Plus, since it doesn't use RPN, you can do some cool things with it in notation that actually looks like algebra. Doing things such as solving polynomial equations (including imaginaries!), and transforming into the frequency domain were also easy.

I haven't used the TI-89, but I would guess it is the next, more powerful, and comprehensive brother to the TI-85.

Happy hunting

post #17 of 29
Thread Starter 
Thanks so far for the comments. I'm just thought I'd dump the current state of my research for comment:

1. On researching the history, the TI graphing calculator I last used had to have been a TI-81, not an 83, so I really have no basis to hold an opinion about the usability of current models.

2. While I'm tempted by the reported easier UI of the TI-89 compared to the HP-49G+, I'm still leaning HP for a number of reasons:

- I'm not wild about languages like FORTH and Lisp, but I despise BASIC. And this is from experience: I've probably written 10K LOC of BASIC over the years, in various dialects.

- The whole BASIC vs. assembly thing produces an artificial division in the community that I thought I had left behind when I mothballed my Apple //c.

- The TI-89 Titanium is a lot more expensive than the HP-49G+. You can get the HP for just $115 at Sam's Club!

3. While I'm coming around toward considering the HP, I'm still not yet ready to give up on powerOne.
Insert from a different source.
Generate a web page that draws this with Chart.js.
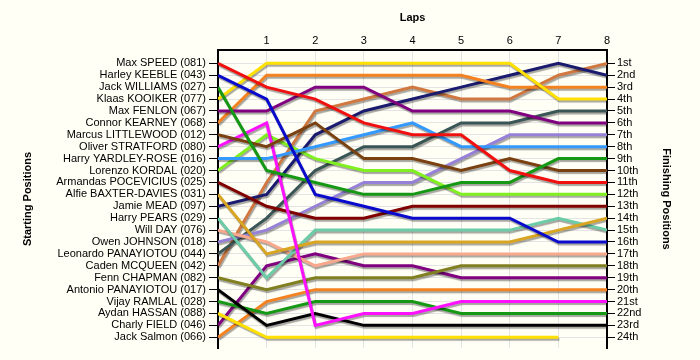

Since I have an emulated 49G on the Palm, the fact that I can't buy 3 49Gs isn't really an issue. It comes down to whether I really need the extras I'd get in a 49G, and whether I'm willing to put up with an inferior UI to get them. On balance, I think formula entry is still going to be superior on a Treo vs. on a 7x33 line B&W gray LCD.

4. On the Mathematica thing, I'm set on that front for the moment. Wolfram has three educational packages (Calculus Wiz, A New Kind of Science Explorer, and Mathematical Explorer) that are built on top of a stripped-down version of Mathematica. So far, I haven't pushed beyond its limits. Even if you don't need the content that comes with these things, they're a great way to get "Mathematica lite".
post #18 of 29
Wow, people still actually use calculators?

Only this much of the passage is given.